Just because you can’t overnight clothes to Paris anymore doesn’t mean media is dead
Bleak headlines about the demise of the media world seem to appear almost daily. Is it possible for digital media to even survive?
“It’s super simple. Just make good shit that people care about and you’ll be fine,” said Neil Vogel, CEO of Dotdash, at the Fast Company Innovation Festival.
And to do that, Vogel says, involves just making stuff people want to read, not gaming search engine optimization.
“We have two customers—the human being customer and the algorithmic customer,” Vogel explained. “Google is not our concern. If you make great stuff for humans, Google will be fine.”

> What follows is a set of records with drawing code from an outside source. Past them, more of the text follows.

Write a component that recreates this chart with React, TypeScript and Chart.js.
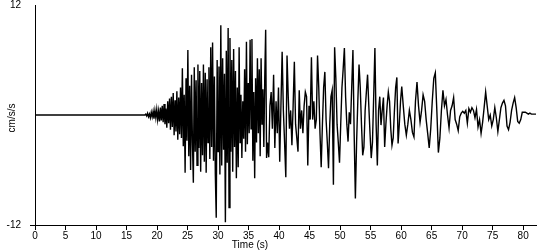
import React, { useEffect, useRef } from "react";
import { Chart, registerables } from "chart.js";

Chart.register(...registerables);

// ---- data (acceleration in cm/s/s, read from the record) ----
const preEventTime = [0, 17.85];
const preEventAccel = [0, 0];

const burstStart = 18.0;
const burstStep = 0.15;
const burstAccel = [
  0, 0.1, -0.1, 0.2, -0.2, 0.1, -0.3, 0.3, -0.2, 0.4,
  -0.4, 0.5, -0.3, 0.6, -0.5, 0.4, -0.7, 0.8, -0.6, 1.0,
  -0.8, 1.2, -1.0, 0.7, -1.4, 1.5, -0.9, 1.8, -1.6, 2.0,
  -1.3, 2.4, -2.2, 1.6, -1.8, 2.6, -2.7, 1.9, -2.1, 3.0,
  -2.5, 5.1, -3.4, 2.2, -6.3, 4.0, -2.8, 7.1, -4.5, 3.2,
  -6.0, 4.4, -3.0, -7.4, 5.2, -4.0, 3.8, -5.5, 5.5, -3.6,
  4.8, -6.2, 3.5, -4.4, 5.5, -5.1, 4.6, -6.3, 3.9, -3.0,
  5.2, -4.8, 7.4, -3.5, 7.9, -5.0, 4.2, -6.5, -11.2, 6.0,
  -4.0, 5.3, -6.5, 9.8, -5.5, 6.2, -3.8, 4.5, -11.7, 7.0,
  -5.2, 9.5, -10.1, 8.4, -4.0, 6.0, -6.2, 7.2, -3.5, 4.8,
  -6.9, 3.0, -5.7, 7.4, -3.0, 2.2, -4.7, 1.5, -2.6, 5.0,
  -4.0, 8.0, -3.2, 3.5, -2.0, 8.2, -1.5, 8.3, -5.0, 2.5,
  -6.9, 4.0, -3.0, 6.2, -2.0, 5.0, -4.5, 6.2, -1.0, 2.8,
  -3.5, 4.0, 9.3, -4.7,
];

const strongStart = 38.1;
const strongStep = 0.2;
const strongAccel = [
  -3.0, -4.6, 1.0, 2.5, -1.5, 4.4, -3.6, 1.5, -2.0, 3.0,
  -5.1, 1.0, 6.9, 0.5, -3.0, -6.8, 6.5, 2.0, -1.5, 0.5,
  -3.3, 1.0, 5.8, -1.0, -2.5, -4.0, 2.7, -1.5, 0.5, -2.0,
  1.0, 2.5, 2.0, -5.5, 1.0, -0.5, 6.3, -0.5, 1.5, -1.5,
  -0.5, 6.5, 3.0, -2.0, -5.7, -1.0, 3.0, 4.7, -0.5, -3.0,
  -5.8, -1.0, 2.0, 2.7, -7.6, 7.4, 4.0, -1.0, -3.0, -5.2,
  -1.0, 3.0, 5.0, 7.3, 2.0, -1.0, -2.9, 0.3, -1.0, 3.0,
  7.1, -2.0, -9.1, -3.0, 1.5, 5.5, 3.0, -1.0, -4.4, -3.5,
  0.5, 2.5, 4.4, 1.0, -2.0, -4.7, -3.0, 2.0, 7.3, -1.0,
  -5.5, 0.5, 2.0, -1.1, 0.5, 1.9, -3.5, -1.0, 1.0, 2.5,
  1.5, -1.5, -3.3, -2.5, 0.5, 3.0, 4.1, -3.1, -1.0, 1.5,
];

const codaStart = 60.1;
const codaStep = 0.25;
const codaAccel = [
  3.1, 1.0, -1.0, -2.2, -1.0, 0.5, -0.5, -1.9, -2.4, 1.5,
  3.6, 1.0, -0.8, 0.5, 2.2, 1.5, -0.5, -2.0, -3.6, -1.5,
  1.5, 4.0, 4.6, 0.5, -4.1, -2.5, 0.5, 2.7, 1.0, 1.7,
  0.0, -1.4, 0.5, 1.0, 1.9, -0.5, -1.0, -1.7, -0.2, 0.2,
  0.4, 0.2, 0.5, -0.9, 0.7, 0.3, 0.8, 0.5, -0.3, 0.6,
  -1.3, -0.5, -2.0, -0.8, 0.8, 2.5, 1.0, -0.5, 0.0, -1.2,
  -0.5, 0.8, -0.3, -1.8, -0.5, 0.8, 1.3, 1.6, 1.0, -1.2,
  -1.6, -0.8, 0.5, 1.3, 1.9, 0.8, -0.7, -0.9, -0.5, 0.3,
  0.3, 0.3, 0.2, 0.1, 0.2, 0.1, 0.1, 0.1, 0.1,
];

const xMin = 0;
const xMax = 82.1;
const xTickStep = 5;
const yTickValues = [-12, 12];
const xTitle = "Time (s)";
const yTitle = "cm/s/s";

function buildSeries() {
  const pts: { x: number; y: number }[] = [];
  preEventTime.forEach((t, i) => pts.push({ x: t, y: preEventAccel[i] }));
  const add = (start: number, step: number, vals: number[]) =>
    vals.forEach((v, i) => pts.push({ x: +(start + i * step).toFixed(3), y: v }));
  add(burstStart, burstStep, burstAccel);
  add(strongStart, strongStep, strongAccel);
  add(codaStart, codaStep, codaAccel);
  return pts;
}

const FONT_FAMILY = '"Liberation Sans", Arial, sans-serif';

const titlesPlugin = {
  id: "axisTitles",
  afterDraw(chart: any) {
    const ctx = chart.ctx;
    ctx.save();
    ctx.fillStyle = "#000";
    ctx.font = `10px ${FONT_FAMILY}`;
    ctx.textAlign = "center";
    ctx.textBaseline = "middle";
    ctx.fillText(xTitle, 250, 245);
    ctx.translate(12.5, 118);
    ctx.rotate(-Math.PI / 2);
    ctx.fillText(yTitle, 0, 0);
    ctx.restore();
  },
};

export default function App() {
  const ref = useRef<HTMLCanvasElement | null>(null);

  useEffect(() => {
    document.body.style.margin = "0";
    if (!ref.current) return;
    const chart = new Chart(ref.current, {
      type: "line",
      data: {
        datasets: [
          {
            data: buildSeries(),
            borderColor: "#000",
            borderWidth: 1.4,
            pointRadius: 0,
            tension: 0,
            fill: false,
          },
        ],
      },
      options: {
        responsive: false,
        animation: false,
        devicePixelRatio: 1,
        parsing: false,
        layout: { padding: { top: 5, right: 14, left: 0, bottom: 0 } },
        plugins: {
          legend: { display: false },
          tooltip: { enabled: false },
        },
        scales: {
          x: {
            type: "linear",
            min: xMin,
            max: xMax,
            ticks: {
              stepSize: xTickStep,
              includeBounds: false,
              autoSkip: false,
              maxRotation: 0,
              color: "#000",
              padding: 0,
              font: { size: 10, family: FONT_FAMILY },
            },
            grid: {
              display: true,
              drawOnChartArea: false,
              drawTicks: true,
              tickLength: 5,
              tickColor: "#000",
            },
            border: { display: true, color: "#000", width: 1 },
            afterFit: (s: any) => {
              s.height = 25;
            },
          },
          y: {
            type: "linear",
            min: -12,
            max: 12,
            afterBuildTicks: (s: any) => {
              s.ticks = yTickValues.map((v) => ({ value: v }));
            },
            ticks: {
              color: "#000",
              padding: 9,
              font: { size: 10, family: FONT_FAMILY },
            },
            grid: {
              display: true,
              drawOnChartArea: false,
              drawTicks: true,
              tickLength: 5,
              tickColor: (c: any) => (c.tick && c.tick.value === 12 ? "rgba(0,0,0,0)" : "#000"),
            },
            border: { display: true, color: "#000", width: 1 },
            afterFit: (s: any) => {
              s.width = 35;
              s.paddingTop = 0;
              s.paddingBottom = 0;
            },
          },
        },
      },
      plugins: [titlesPlugin],
    });
    return () => chart.destroy();
  }, []);

  return <canvas ref={ref} width={550} height={250} style={{ display: "block" }} />;
}
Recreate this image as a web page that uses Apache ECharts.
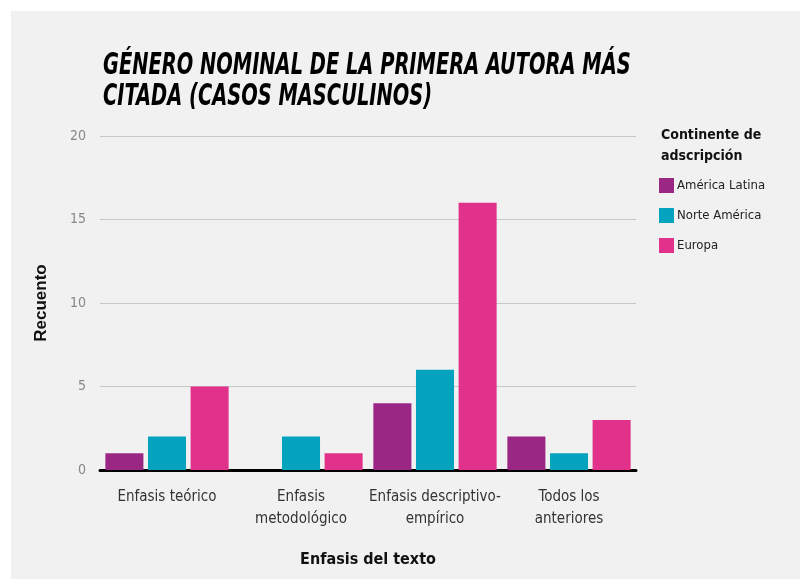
<!DOCTYPE html>
<html>
<head>
<meta charset="utf-8">
<script src="https://cdn.jsdelivr.net/npm/echarts@6/dist/echarts.min.js"></script>
<style>
html,body{margin:0;padding:0;background:#ffffff;}
#chart{width:800px;height:579px;}
</style>
</head>
<body>
<div id="chart"></div>
<script>
var categories = ['Enfasis teórico', 'Enfasis\nmetodológico', 'Enfasis descriptivo-\nempírico', 'Todos los\nanteriores'];
var seriesNames = ['América Latina', 'Norte América', 'Europa'];
var americaLatina = [1, 0, 4, 2];
var norteAmerica = [2, 2, 6, 1];
var europa = [5, 1, 16, 3];
var colors = ['#9b2785', '#05a3bd', '#e2318a'];
var yTicks = [0, 5, 10, 15, 20];
var titleText = 'GÉNERO NOMINAL DE LA PRIMERA AUTORA MÁS\nCITADA (CASOS MASCULINOS)';

var FONT = '"DejaVu Sans Condensed", sans-serif';
var chart = echarts.init(document.getElementById('chart'), null, {renderer: 'canvas'});
var seriesData = [americaLatina, norteAmerica, europa];
chart.setOption({
  backgroundColor: '#ffffff',
  animation: false,
  color: colors,
  graphic: [{
    type: 'rect', silent: true, z: -10,
    shape: {x: 11, y: 11, width: 789, height: 568},
    style: {fill: '#f1f1f1'}
  }, {
    type: 'text', x: 103, y: 51, scaleX: 0.72, z: 10,
    style: {text: titleText, fontFamily: FONT, fontSize: 30, fontWeight: 900, fontStyle: 'italic',
      fill: '#000', lineHeight: 31, textVerticalAlign: 'top'}
  }],
  title: [{
    text: 'Continente de\nadscripción',
    left: 656, top: 120,
    textStyle: {fontFamily: FONT, fontSize: 14, fontWeight: 'bold', color: '#111', lineHeight: 21}
  }],
  legend: {
    orient: 'vertical', left: 659, top: 178, padding: 0,
    icon: 'rect', itemWidth: 15, itemHeight: 15, itemGap: 15,
    data: seriesNames,
    textStyle: {fontFamily: FONT, fontSize: 13, color: '#222', padding: [0, 0, 0, -2]}
  },
  grid: {left: 100, right: 164, top: 136, bottom: 109, containLabel: false},
  xAxis: {
    type: 'category', data: categories,
    name: 'Enfasis del texto', nameLocation: 'middle', nameGap: 82,
    nameTextStyle: {fontFamily: FONT, fontSize: 16, fontWeight: 'bold', color: '#111'},
    axisLine: {show: true, lineStyle: {color: '#000', width: 3}},
    axisTick: {show: false},
    axisLabel: {fontFamily: FONT, fontSize: 15, color: '#333', lineHeight: 22, margin: 16, interval: 0}
  },
  yAxis: {
    type: 'value', min: 0, max: 20, interval: 5,
    name: 'Recuento', nameLocation: 'middle', nameGap: 50,
    nameTextStyle: {fontFamily: '"Liberation Sans", Arial, sans-serif', fontSize: 17, fontWeight: 'bold', color: '#111'},
    axisLine: {show: false}, axisTick: {show: false},
    axisLabel: {fontFamily: FONT, fontSize: 14, color: '#888', margin: 14,
      formatter: function (v) { return yTicks.indexOf(v) >= 0 ? String(v) : ''; }},
    splitLine: {lineStyle: {color: '#c8c8c8', width: 1}}
  },
  series: seriesNames.map(function (n, i) {
    return {
      name: n, type: 'bar', data: seriesData[i],
      barGap: '12%', barCategoryGap: '8%',
      itemStyle: {color: colors[i]}
    };
  })
});
</script>
</body>
</html>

His panelmate, author and producer Joanna Coles, formerly the chief content officer at Hearst, joked that she came to each of her careers at the end of the heyday of print media, in the glory days of fashion magazines, when editors overnighted their clothes to Paris for fashion shows. Those days are over, but Coles said the digital-media landscape is much better.
“You’ve got access to anything you want with three words tapped into Google or Bing or whatever your search engine is. That’s exhilarating,” she suggested, though she bemoaned all the good stuff people are missing on page 7, 8, 9, or 10 of the search results. “This is a wonderful time to be a consumer of content. . . . The journey of discovery has been lost somehow.”